The cleanest first run usually comes from one thing: complete information up front. Not endless browsing. Not "best price?" messages with no dimensions. Not screenshots with no fold callouts. A custom clothes tags bulk order goes faster and lands better when the supplier gets exact details, clear artwork, and one decisive approval path. That is how you get a tag that supports the garment instead of undermining it.
FAQ
What is the usual MOQ for a custom clothes tags bulk order?
MOQ depends on tag type, material, and production method. Printed labels often allow lower minimums than woven labels, with many starting around 1,000-2,000 pieces, while woven labels are more commonly 2,000-5,000 pieces or higher. If you have multiple sizes or SKU variants, ask whether totals can be combined across versions. Also watch the quantity break, not just the minimum, because the better unit cost often starts above the MOQ.
How much does a custom clothes tags bulk order cost per unit?
Unit cost changes with size, material, color count, folds, finishing, and total volume. Simple printed labels may land around $0.03-$0.09 each at 5,000 pieces, while woven labels often run about $0.05-$0.14, and hang tags with string can range from $0.08-$0.28 or more depending on stock and finishing. Rush production, custom fasteners, and split packing can push pricing up quickly. A quote without exact specs is just a guess dressed up as confidence.
How long does bulk custom clothing label production usually take?
Timeline depends on proof approval speed, product complexity, production load, and shipping method. Digital proofs often take 1-3 business days. Samples may take 5-10 business days. Bulk production usually runs about 7-15 business days for simple printed labels and 10-18 business days for woven or more complex items, plus shipping time.

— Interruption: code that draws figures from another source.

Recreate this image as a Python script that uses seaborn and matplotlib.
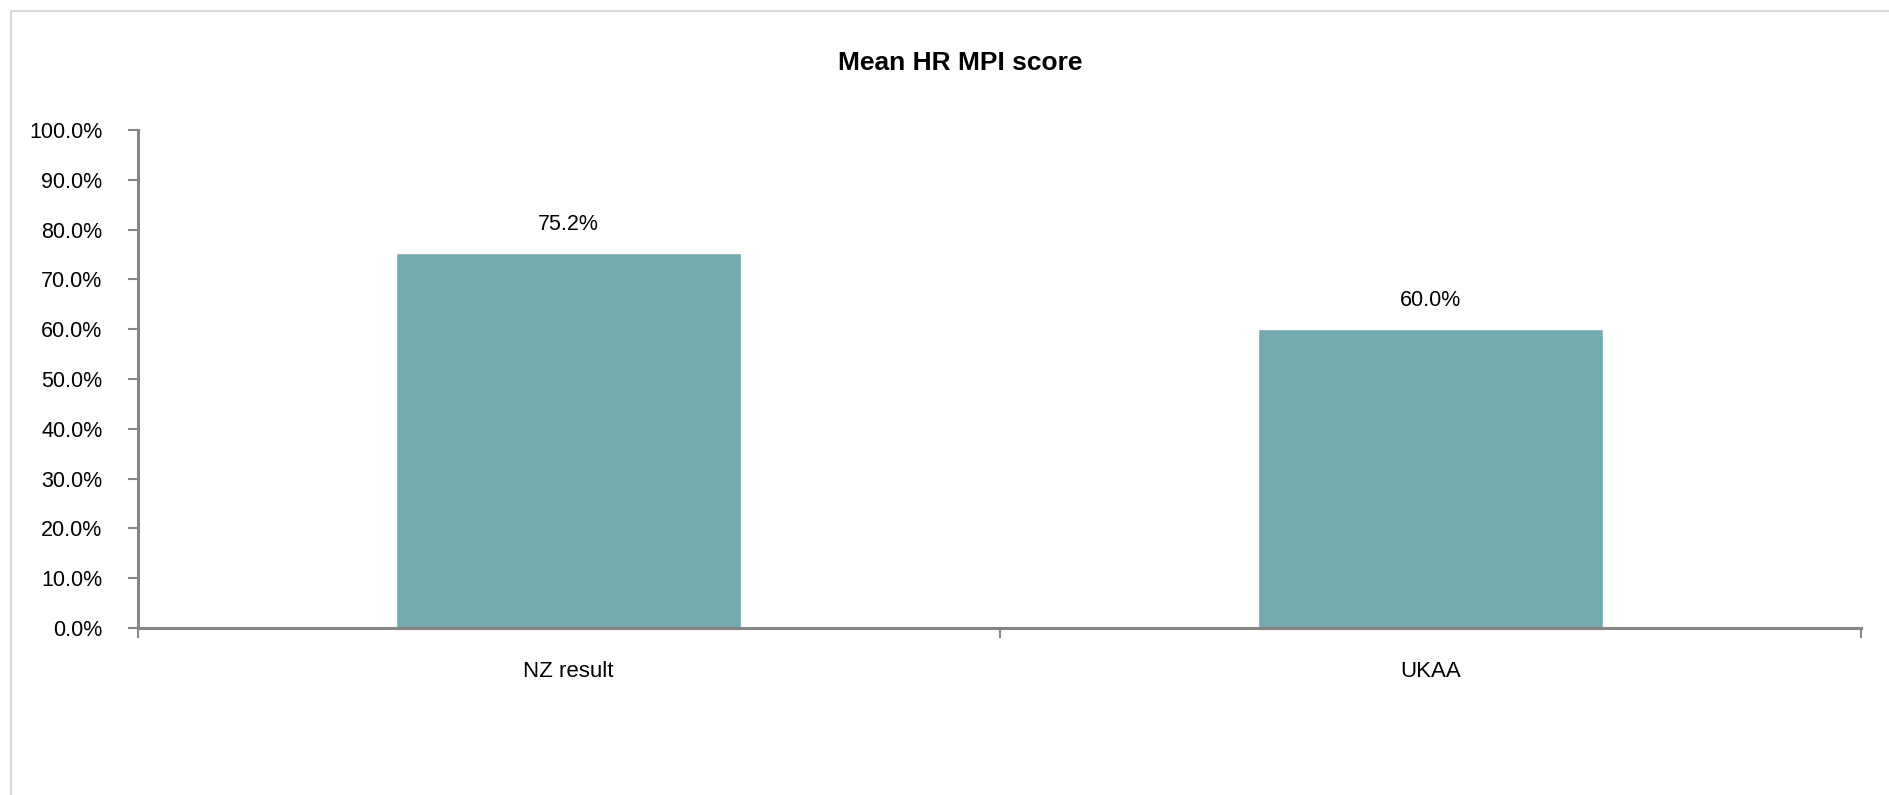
import matplotlib
matplotlib.use("Agg")
import matplotlib.pyplot as plt
from matplotlib.patches import Rectangle
from matplotlib.ticker import PercentFormatter
import seaborn as sns
import pandas as pd

# Chart data
categories = ["NZ result", "UKAA"]
scores = [75.2, 60.0]
y_ticks = [0, 10, 20, 30, 40, 50, 60, 70, 80, 90, 100]

title = "Mean HR MPI score"
bar_color = "#75AAB0"
axis_color = "#868686"

sns.set_theme(style="white")
plt.rcParams["font.family"] = ["Liberation Sans", "DejaVu Sans"]

df = pd.DataFrame({"category": categories, "score": scores})

fig = plt.figure(figsize=(18.9, 7.95), dpi=100)
ax = fig.add_axes([0.0730, 0.2101, 0.9117, 0.6264])

sns.barplot(data=df, x="category", y="score", color=bar_color, width=0.4,
            saturation=1, ax=ax)

ax.set_xlim(-0.5, len(categories) - 0.5)
ax.set_ylim(0, 100)
ax.set_yticks(y_ticks)
ax.yaxis.set_major_formatter(PercentFormatter(decimals=1))
ax.set_xlabel("")
ax.set_ylabel("")

# Category-boundary ticks on the x axis, labels at bar centres
ax.set_xticks([i - 0.5 for i in range(len(categories) + 1)], minor=False)
ax.set_xticklabels([])
ax.set_xticks(range(len(categories)), minor=True)
ax.set_xticklabels(categories, minor=True)
ax.tick_params(axis="x", which="major", direction="out", length=7.5,
               width=1.5, color=axis_color, bottom=True)
ax.tick_params(axis="x", which="minor", length=0, pad=24, labelsize=16,
               labelcolor="black")
ax.tick_params(axis="y", direction="out", length=7.5, width=1.5,
               color=axis_color, left=True, pad=18, labelsize=15.5,
               labelcolor="black")

for side in ["top", "right"]:
    ax.spines[side].set_visible(False)
for side in ["left", "bottom"]:
    ax.spines[side].set_color(axis_color)
    ax.spines[side].set_linewidth(2.2)

# Value labels above bars
for container in ax.containers:
    ax.bar_label(container, labels=[f"{v:.1f}%" for v in scores],
                 padding=13, fontsize=15.5, color="black")

fig.text(0.508, 0.921, title, ha="center", va="center", fontsize=19,
         fontweight="bold", color="black")

# Outer chart frame
fig.patches.append(Rectangle((11 / 1890, -0.1), 1.2, 1.1 - 11 / 795,
                             transform=fig.transFigure, fill=False,
                             edgecolor="#D9D9D9", linewidth=1.5))

fig.savefig("out.png", dpi=100, facecolor="white")
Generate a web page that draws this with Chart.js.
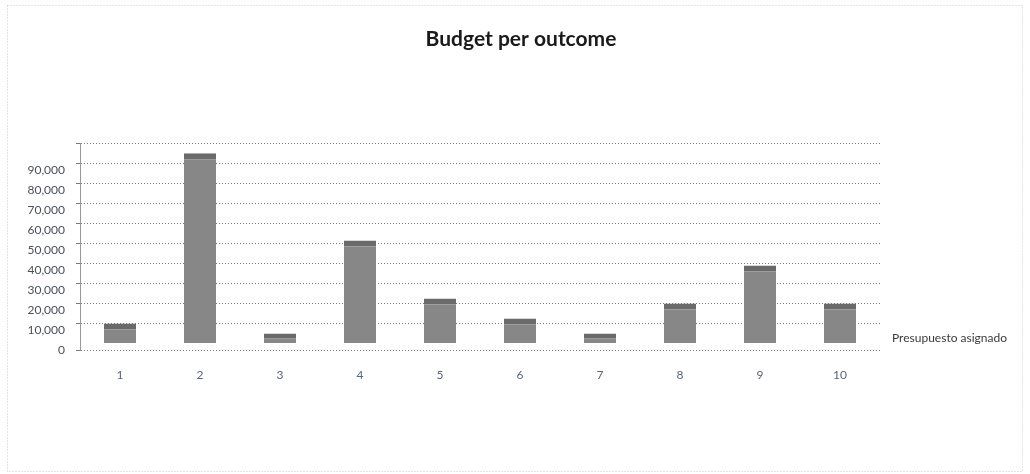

Last-minute edits after approval often add days and sometimes extra cost.
What file and spec details should I send for a bulk clothes tag quote?
Send vector artwork when possible, along with finished size, material, fold style, quantity by SKU, and color references such as Pantone codes. Include all required text like care content, origin, size, barcode data, and brand information. You should also note attachment method, packing instructions, and ship-to location. If the text is tiny, multilingual, or densely packed, request a readability check before approval.
Which is better for a bulk order: woven clothing tags or printed clothing labels?
Woven tags usually look more premium and hold up well over time, especially for branding. Printed labels often feel softer, support fine text better, and work better for care information or skin-contact applications. The right choice depends on garment category, budget, comfort needs, and brand positioning. Many apparel programs use both because forcing one tag to do every job is usually a bad idea.